= 1981 Maitland state by-election =

Election results for Maitland, New South Wales, Australia

A by-election was held for the New South Wales Legislative Assembly electorate of Maitland on 21 February 1981 following the resignation of Milton Morris to unsuccessfully contest the federal seat of Lyne at the 1980 election.

By-elections for the seats of Cessnock, Oxley and Sturt were held on the same day.

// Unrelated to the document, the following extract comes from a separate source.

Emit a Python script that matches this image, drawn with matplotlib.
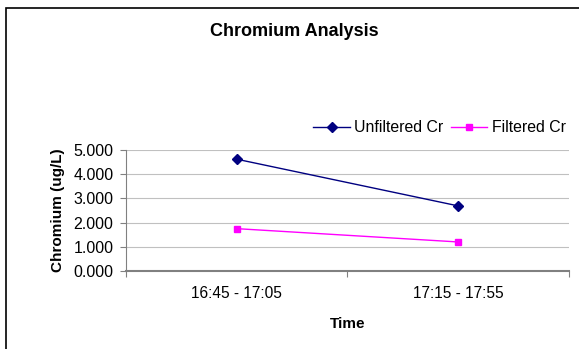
import matplotlib.pyplot as plt
from matplotlib.patches import Rectangle

plt.rcParams['font.family'] = ['Liberation Sans', 'DejaVu Sans']

times = ['16:45 - 17:05', '17:15 - 17:55']
unfiltered = [4.62, 2.69]
filtered = [1.75, 1.20]

fig = plt.figure(figsize=(5.79, 3.49), dpi=100)
ax = fig.add_axes([0.2176, 0.2235, 0.765, 0.3467])

# outer chart border (right and bottom edges fall outside the image)
fig.patches.append(Rectangle((6 / 579, -0.2), 1.2, 0.2 + 1 - 8 / 349, transform=fig.transFigure,
                             fill=False, edgecolor='black', linewidth=1.2))

xpos = [0.5, 1.5]
ax.plot(xpos, unfiltered, color='#000080', marker='D', markersize=5, linewidth=1, label='Unfiltered Cr')
ax.plot(xpos, filtered, color='#FF00FF', marker='s', markersize=5, linewidth=1, label='Filtered Cr')

ax.set_xlim(0, 2)
ax.set_ylim(0, 5)
ax.set_yticks([0, 1, 2, 3, 4, 5])
ax.set_yticklabels([f'{v:.3f}' for v in range(6)], fontsize=11.5)
ax.set_xticks([0, 1, 2])
ax.set_xticklabels([])
ax.set_xticks(xpos, minor=True)
ax.set_xticklabels(times, minor=True, fontsize=11.2)
ax.tick_params(axis='x', which='minor', length=0, pad=11)
ax.tick_params(axis='x', which='major', length=4, color='#808080')
ax.tick_params(axis='y', length=4, color='#808080', pad=5)
ax.grid(axis='y', color='#c0c0c0', linewidth=0.8)
ax.set_axisbelow(True)

for s in ['top', 'right']:
    ax.spines[s].set_visible(False)
ax.spines['left'].set_color('#808080')
ax.spines['bottom'].set_color('#808080')
ax.spines['bottom'].set_linewidth(1.5)

ax.set_xlabel('Time', fontsize=11, fontweight='bold', labelpad=11)
ax.set_ylabel('Chromium (ug/L)', fontsize=11, fontweight='bold', labelpad=6)
fig.text(294 / 579, 1 - 31 / 349, 'Chromium Analysis', ha='center', va='center', fontsize=13, fontweight='bold')

fig.legend(loc='center left', bbox_to_anchor=(307 / 579, 1 - 128 / 349), ncol=2, frameon=False,
           fontsize=11.4, handlelength=2.3, handletextpad=0.3, columnspacing=0.45, borderaxespad=0)

fig.savefig('out.png', dpi=100)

The Liberal candidate Peter Toms retained the seat for the party despite a negative swing, defeating Labor candidate Allan Walsh. New South Wales premier Neville Wran attributed Walsh's defeat to the spoiler effect of Daphne Unicomb, who stood as an independent in protest at her husband's preselection defeat to Walsh.

==Dates==

| Date | Event |
|---|---|
| 29 August 1980 | Resignation of Milton Morris. |
| 18 October 1980 | 1980 Australian federal election |
| 22 January 1981 | Writ of election issued by the Speaker of the Legislative Assembly and close of electoral rolls. |
| 29 January 1981 | Day of nomination |
| 21 February 1981 | Polling day |
| 13 March 1981 | Return of writ |

==Result==

1981 Maitland by-election Saturday 21 February
| Party |  | Candidate | Votes | % | ±% |
|  | Liberal | Peter Toms | 13,014 | 48.0 | −6.3 |
|  | Labor | Allan Walsh | 12,201 | 45.0 | −0.7 |
|  | Independent | Daphne Unicomb | 1,887 | 7.0 |  |
| Total formal votes |  |  | 27,102 | 98.8 |  |
| Informal votes |  |  | 319 | 1.2 |  |
| Turnout |  |  | 27,421 | 90.1 |  |
Two-party-preferred result
|  | Liberal | Peter Toms | 13,750 | 51.5 | −2.8 |
|  | Labor | Allan Walsh | 12,963 | 48.5 | +2.8 |
|  | Liberal hold |  | Swing | −2.8 |  |

Milton Morris resigned to unsuccessfully contest the seat of contested the federal seat of Lyne.

==Aftermath==
Peter Toms' career was to be short-lived, as he was defeated by Allan Walsh in the Labor "Wranslide" at the election in September 1981.